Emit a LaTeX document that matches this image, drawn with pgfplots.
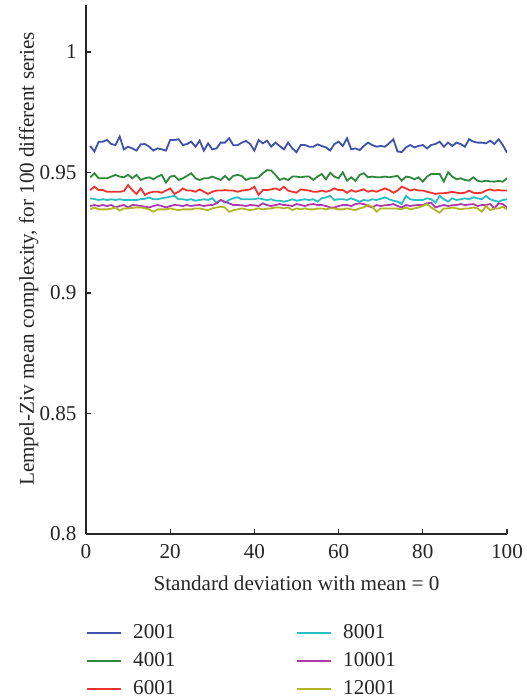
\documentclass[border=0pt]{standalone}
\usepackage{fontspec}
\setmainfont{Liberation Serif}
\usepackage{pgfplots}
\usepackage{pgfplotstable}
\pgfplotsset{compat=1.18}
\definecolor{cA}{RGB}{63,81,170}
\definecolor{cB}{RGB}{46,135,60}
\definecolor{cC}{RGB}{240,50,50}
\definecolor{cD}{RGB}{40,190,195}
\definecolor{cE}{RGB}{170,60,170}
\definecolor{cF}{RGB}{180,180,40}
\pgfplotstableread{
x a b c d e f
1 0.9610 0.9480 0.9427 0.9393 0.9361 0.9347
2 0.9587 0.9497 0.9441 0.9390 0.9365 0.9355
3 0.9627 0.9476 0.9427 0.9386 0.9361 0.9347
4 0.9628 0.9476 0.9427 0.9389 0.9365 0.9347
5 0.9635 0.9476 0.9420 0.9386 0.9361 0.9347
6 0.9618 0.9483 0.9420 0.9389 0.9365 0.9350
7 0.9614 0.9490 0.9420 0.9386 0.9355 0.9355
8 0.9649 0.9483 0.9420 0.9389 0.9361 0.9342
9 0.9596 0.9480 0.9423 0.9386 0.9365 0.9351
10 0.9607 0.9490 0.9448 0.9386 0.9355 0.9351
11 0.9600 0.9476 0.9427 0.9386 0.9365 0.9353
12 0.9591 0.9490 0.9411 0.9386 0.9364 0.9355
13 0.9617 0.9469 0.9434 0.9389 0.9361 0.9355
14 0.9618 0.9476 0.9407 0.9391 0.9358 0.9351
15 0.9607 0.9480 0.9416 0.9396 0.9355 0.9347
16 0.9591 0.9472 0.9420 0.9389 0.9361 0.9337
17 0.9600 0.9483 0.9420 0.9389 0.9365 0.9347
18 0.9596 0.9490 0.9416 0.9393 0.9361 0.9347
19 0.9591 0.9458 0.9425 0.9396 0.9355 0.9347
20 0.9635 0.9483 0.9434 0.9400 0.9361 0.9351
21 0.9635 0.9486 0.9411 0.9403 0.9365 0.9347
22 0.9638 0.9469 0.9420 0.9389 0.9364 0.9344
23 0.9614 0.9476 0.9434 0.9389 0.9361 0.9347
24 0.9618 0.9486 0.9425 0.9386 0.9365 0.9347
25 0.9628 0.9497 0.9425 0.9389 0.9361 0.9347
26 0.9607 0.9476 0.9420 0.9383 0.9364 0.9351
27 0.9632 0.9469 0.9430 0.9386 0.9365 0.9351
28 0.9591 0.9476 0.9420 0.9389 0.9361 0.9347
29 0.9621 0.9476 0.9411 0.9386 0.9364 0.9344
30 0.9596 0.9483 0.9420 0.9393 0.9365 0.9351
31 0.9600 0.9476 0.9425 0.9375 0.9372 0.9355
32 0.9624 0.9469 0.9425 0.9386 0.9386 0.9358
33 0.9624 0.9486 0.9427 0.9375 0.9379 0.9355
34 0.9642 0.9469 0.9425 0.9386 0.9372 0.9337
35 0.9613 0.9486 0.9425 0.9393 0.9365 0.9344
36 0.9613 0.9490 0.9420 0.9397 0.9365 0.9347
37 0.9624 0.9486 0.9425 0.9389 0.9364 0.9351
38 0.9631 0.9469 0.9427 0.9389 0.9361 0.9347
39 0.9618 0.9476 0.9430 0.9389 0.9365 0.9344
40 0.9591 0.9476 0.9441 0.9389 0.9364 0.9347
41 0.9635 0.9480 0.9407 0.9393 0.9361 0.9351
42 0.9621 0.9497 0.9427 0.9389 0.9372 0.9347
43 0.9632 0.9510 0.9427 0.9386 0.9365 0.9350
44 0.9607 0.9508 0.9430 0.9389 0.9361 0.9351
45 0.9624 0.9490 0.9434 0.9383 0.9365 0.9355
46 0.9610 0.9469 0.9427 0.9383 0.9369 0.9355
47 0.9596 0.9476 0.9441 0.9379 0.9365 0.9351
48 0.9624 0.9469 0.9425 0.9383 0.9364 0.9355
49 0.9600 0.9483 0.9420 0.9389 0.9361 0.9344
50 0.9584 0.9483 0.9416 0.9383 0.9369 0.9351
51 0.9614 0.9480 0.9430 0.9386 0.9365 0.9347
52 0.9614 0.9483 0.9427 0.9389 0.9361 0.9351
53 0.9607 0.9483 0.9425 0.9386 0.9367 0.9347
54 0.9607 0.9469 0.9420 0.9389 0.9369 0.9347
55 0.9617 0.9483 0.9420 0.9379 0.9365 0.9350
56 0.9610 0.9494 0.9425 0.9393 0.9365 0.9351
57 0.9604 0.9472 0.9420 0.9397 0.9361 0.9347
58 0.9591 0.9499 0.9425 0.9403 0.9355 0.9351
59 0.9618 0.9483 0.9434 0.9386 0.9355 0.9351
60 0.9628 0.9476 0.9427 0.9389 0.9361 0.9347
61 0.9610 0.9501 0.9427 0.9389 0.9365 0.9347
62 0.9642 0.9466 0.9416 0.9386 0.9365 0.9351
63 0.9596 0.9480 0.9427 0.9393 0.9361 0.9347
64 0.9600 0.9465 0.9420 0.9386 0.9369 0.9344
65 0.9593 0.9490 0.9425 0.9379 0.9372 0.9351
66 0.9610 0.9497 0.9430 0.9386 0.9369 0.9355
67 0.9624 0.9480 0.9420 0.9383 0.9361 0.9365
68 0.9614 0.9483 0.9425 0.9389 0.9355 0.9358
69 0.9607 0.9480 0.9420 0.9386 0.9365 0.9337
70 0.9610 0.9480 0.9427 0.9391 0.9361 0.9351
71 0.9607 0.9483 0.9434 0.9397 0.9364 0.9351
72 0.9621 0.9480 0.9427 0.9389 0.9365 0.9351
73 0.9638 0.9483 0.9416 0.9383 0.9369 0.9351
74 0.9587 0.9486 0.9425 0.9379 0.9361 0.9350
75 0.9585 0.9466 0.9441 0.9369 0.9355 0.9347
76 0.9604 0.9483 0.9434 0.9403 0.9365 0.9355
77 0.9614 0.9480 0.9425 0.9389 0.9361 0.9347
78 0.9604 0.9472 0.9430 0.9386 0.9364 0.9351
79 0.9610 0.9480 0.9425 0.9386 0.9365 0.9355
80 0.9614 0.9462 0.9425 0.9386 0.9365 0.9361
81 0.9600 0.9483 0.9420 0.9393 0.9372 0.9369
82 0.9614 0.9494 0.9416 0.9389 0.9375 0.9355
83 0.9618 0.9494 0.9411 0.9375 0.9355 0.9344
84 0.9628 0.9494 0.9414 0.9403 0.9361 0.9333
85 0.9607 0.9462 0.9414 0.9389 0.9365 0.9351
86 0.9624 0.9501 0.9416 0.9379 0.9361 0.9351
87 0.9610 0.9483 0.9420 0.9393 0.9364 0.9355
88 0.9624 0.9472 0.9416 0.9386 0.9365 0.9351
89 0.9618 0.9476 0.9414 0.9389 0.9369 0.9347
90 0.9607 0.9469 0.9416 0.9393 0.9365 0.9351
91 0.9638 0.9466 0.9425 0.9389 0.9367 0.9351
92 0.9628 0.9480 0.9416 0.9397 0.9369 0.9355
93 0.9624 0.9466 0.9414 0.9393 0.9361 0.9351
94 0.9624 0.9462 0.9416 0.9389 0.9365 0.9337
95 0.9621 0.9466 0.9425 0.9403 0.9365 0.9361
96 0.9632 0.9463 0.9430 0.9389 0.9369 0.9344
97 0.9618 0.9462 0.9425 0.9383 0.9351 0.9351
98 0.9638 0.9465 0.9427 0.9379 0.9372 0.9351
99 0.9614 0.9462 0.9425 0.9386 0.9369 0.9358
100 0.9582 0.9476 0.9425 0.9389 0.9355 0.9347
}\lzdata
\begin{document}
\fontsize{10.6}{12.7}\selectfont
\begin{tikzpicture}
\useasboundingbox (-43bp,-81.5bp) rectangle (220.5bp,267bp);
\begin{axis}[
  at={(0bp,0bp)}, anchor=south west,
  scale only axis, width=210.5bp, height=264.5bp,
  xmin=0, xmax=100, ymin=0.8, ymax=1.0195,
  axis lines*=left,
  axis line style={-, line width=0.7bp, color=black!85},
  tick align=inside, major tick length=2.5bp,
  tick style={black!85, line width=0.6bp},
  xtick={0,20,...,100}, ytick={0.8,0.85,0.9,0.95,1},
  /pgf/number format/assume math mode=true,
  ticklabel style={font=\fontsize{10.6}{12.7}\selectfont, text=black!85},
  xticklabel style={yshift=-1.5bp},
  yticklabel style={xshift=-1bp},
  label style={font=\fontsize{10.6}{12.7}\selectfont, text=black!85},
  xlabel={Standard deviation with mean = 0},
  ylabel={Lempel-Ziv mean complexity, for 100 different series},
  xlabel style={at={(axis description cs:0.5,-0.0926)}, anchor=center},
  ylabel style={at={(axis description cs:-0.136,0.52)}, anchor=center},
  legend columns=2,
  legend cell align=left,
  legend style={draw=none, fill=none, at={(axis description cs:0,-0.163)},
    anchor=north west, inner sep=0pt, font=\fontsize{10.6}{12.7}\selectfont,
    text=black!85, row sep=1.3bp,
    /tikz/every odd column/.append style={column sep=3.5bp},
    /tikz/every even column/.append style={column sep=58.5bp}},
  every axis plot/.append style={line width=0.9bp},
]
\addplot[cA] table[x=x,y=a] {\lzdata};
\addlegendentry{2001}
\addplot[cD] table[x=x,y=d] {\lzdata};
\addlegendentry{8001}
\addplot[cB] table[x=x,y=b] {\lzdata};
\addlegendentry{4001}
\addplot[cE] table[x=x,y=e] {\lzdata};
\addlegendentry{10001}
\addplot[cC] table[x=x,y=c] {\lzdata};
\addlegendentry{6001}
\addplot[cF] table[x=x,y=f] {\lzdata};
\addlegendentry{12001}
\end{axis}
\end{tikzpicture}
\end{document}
= = =
→ Exercise details
Read the data above and pull out each line that holds the string "with".

→ Task result
Emit a LaTeX document that matches this image, drawn with pgfplots.
  xlabel={Standard deviation with mean = 0},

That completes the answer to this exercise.